In a similar display of ignorance, Stuart’s friend Linda Gadd told me that they call themselves TEAvangelicals and the TEA stands for “Taxed Enough Already.” I asked what taxes has Obama raised (because he has not raised income taxes and in fact passed temporary tax cuts as part of the stimulus package). “Obamacare,” she offered. I asked what taxes Obamacare raises. “The whole thing is one big tax hike,” said Gadd. I asked her to name one tax raised by the law. She couldn’t.
Like the other speakers, Cain praised Romney only as a vehicle for Tea Party influence. He talked up Paul Ryan, who was clearly an object of more affection in the audience than Romney. Picking Ryan, said Cain, “said a lot about the leadership of Governor Romney.” Cain also employed similarly dire rhetoric to Bachmann, averring that “the American people are not going to go down without a fight to save the United States of America.”
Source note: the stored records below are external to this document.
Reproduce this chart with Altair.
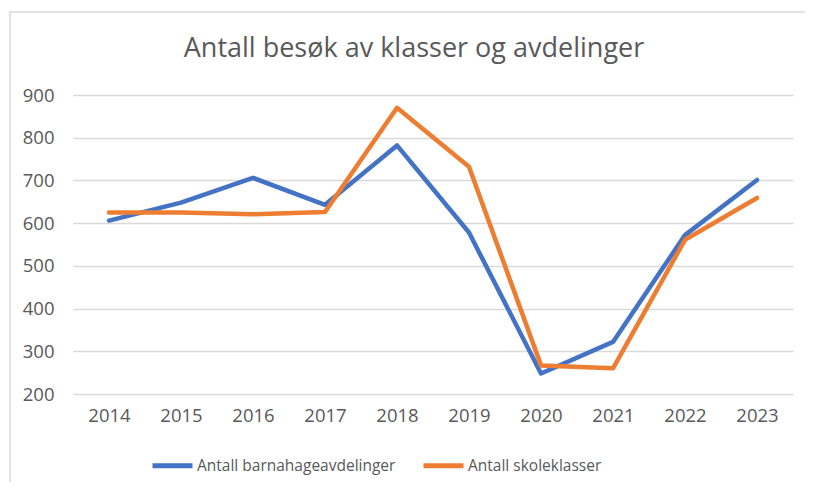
import altair as alt
import pandas as pd

years = ["2014", "2015", "2016", "2017", "2018", "2019", "2020", "2021", "2022", "2023"]
barnehage = [606, 648, 706, 643, 782, 578, 248, 322, 572, 701]
skole = [625, 625, 621, 626, 870, 732, 267, 260, 561, 659]
series_names = ["Antall barnahageavdelinger", "Antall skoleklasser"]
colors = ["#4472C4", "#ED7D31"]
y_ticks = [200, 300, 400, 500, 600, 700, 800, 900]
title_text = "Antall besøk av klasser og avdelinger"

rows = []
for name, vals in zip(series_names, [barnehage, skole]):
    for yr, v in zip(years, vals):
        rows.append({"year": yr, "value": v, "series": name})
df = pd.DataFrame(rows)

FONT = "Open Sans"
GRAY = "#595959"
one = pd.DataFrame({"a": [0]})

border = alt.Chart(one).mark_rect(
    fillOpacity=0, stroke="#D9D9D9", strokeWidth=1.5
).encode(
    x=alt.value(-63), x2=alt.value(800), y=alt.value(-83), y2=alt.value(500)
)

title = alt.Chart(one).mark_text(
    text=title_text, font=FONT, fontSize=27, color=GRAY, align="center", baseline="alphabetic"
).encode(x=alt.value(341), y=alt.value(-38))

lines = alt.Chart(df).mark_line(strokeWidth=4.5, strokeCap="round", strokeJoin="round").encode(
    x=alt.X("year:O", sort=years, title="",
            scale=alt.Scale(type="point", padding=0.5),
            axis=alt.Axis(labelAngle=0, ticks=False, domain=False, grid=False,
                          labelPadding=12, labelFontSize=18.5, labelColor=GRAY, labelFont=FONT)),
    y=alt.Y("value:Q", title="",
            scale=alt.Scale(domain=[200, 900], nice=False, zero=False),
            axis=alt.Axis(values=y_ticks, ticks=False, domain=False, grid=True,
                          gridColor="#D9D9D9", gridWidth=1.5,
                          labelPadding=19, labelFontSize=18.5, labelColor=GRAY, labelFont=FONT)),
    color=alt.Color("series:N", sort=series_names,
                    scale=alt.Scale(domain=series_names, range=colors),
                    legend=alt.Legend(title=None, orient="none", direction="horizontal",
                                      legendX=77, legendY=348,
                                      symbolType="stroke", symbolSize=1600, symbolStrokeWidth=5,
                                      labelFontSize=15.5, labelColor=GRAY, labelFont=FONT,
                                      labelLimit=0, labelOffset=2, columnPadding=17, padding=0)),
)

chart = alt.layer(border, title, lines).properties(
    width=720, height=299,
    autosize=alt.AutoSizeParams(type="none"),
    padding={"left": 65, "top": 87, "right": 12, "bottom": 88},
).configure_view(stroke=None)

chart.save("out.html", embed_options={"renderer": "svg", "actions": False})
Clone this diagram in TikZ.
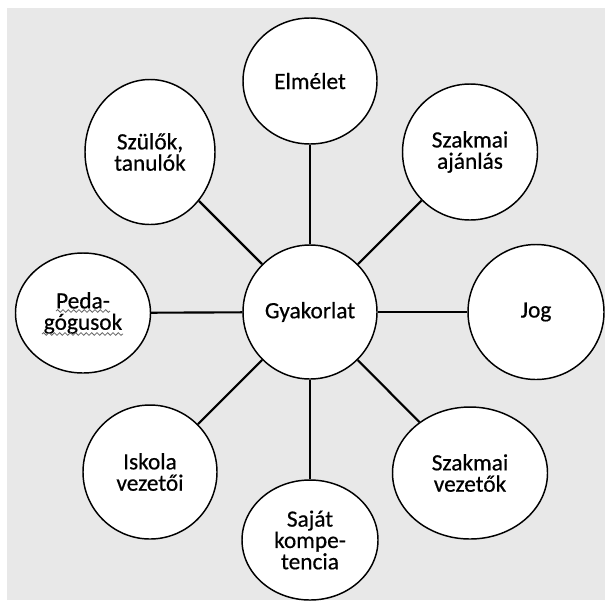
\documentclass[tikz,border=0pt]{standalone}
\usepackage{fontspec}
\setmainfont{Carlito}
\newfontfamily\labelfont{Carlito}[FakeBold=0.5]
\usepackage{tikz}
\usetikzlibrary{shapes.geometric,decorations.pathmorphing}

\begin{document}
\begin{tikzpicture}[
        x=0.75pt, y=-0.75pt,
        bubble/.style 2 args={
            ellipse, draw, line width=1.1pt, fill=white, inner sep=0pt,
            minimum width=#1*0.75pt, minimum height=#2*0.75pt,
            align=center, font=\labelfont\fontsize{17.5pt}{16pt}\selectfont
        },
        link/.style={line width=1.6pt},
        squiggle/.style={decorate, decoration={snake, segment length=4, amplitude=1},
            line width=0.6pt, black!60}
    ]
    % canvas
    \useasboundingbox (0,0) rectangle (605,604);
    \fill[black!9] (7,8) rectangle (605,600);

    % hub
    \node[bubble={134}{134}] (hub) at (310,312) {Gyakorlat};

    % surrounding bubbles
    \node[bubble={134}{126}] (elm) at (310,81) {Elmélet};
    \node[bubble={135}{136}] (ajan) at (470,152) {Szakmai\\ajánlás};
    \node[bubble={136}{135}] (jog) at (536,312) {Jog};
    \node[bubble={155}{132}] (vez) at (470,473) {Szakmai\\vezetők};
    \node[bubble={136}{120}] (komp) at (310,540) {Saját\\kompe-\\tencia};
    \node[bubble={134}{134}] (isk) at (150,472) {Iskola\\vezetői};
    \node[bubble={135}{120}] (peda) at (83,313) {Peda-\\gógusok};
    \node[bubble={130}{145}] (szul) at (150,152) {Szülők,\\tanulók};

    % spell-check marks
    \draw[squiggle] ([shift={(-27,-2)}]peda.center) -- ([shift={(27,-2)}]peda.center);
    \draw[squiggle] ([shift={(-41,21)}]peda.center) -- ([shift={(40,21)}]peda.center);

    % spokes
    \foreach \n in {elm,ajan,jog,vez,komp,isk,peda,szul}
        \draw[link] (hub) -- (\n);
\end{tikzpicture}
\end{document}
After the event wrapped up, Cain stayed to take some questions from reporters. He expanded on his discussion of the black vote, offering the explanation that African-Americans “will vote their hearts” in the anonymity of a polling booth, but will not tell a pollster on the telephone that they are voting against the first black president. “I don’t believe the polls, because blacks feel intimidation. [Intimidation] is a tactic of the Democratic Party,” said Cain. Cain also asserted that “raising taxes does not raise revenue.” He’s right about one thing: the election certainly presents two very different visions of how to govern the country and balance the budget. It’s clear that Romney is not deeply loved by the Tea Party, nor is he willing to make their vision the centerpiece of his convention. But Tea Partiers hate Obama so much that they are willing to set that aside.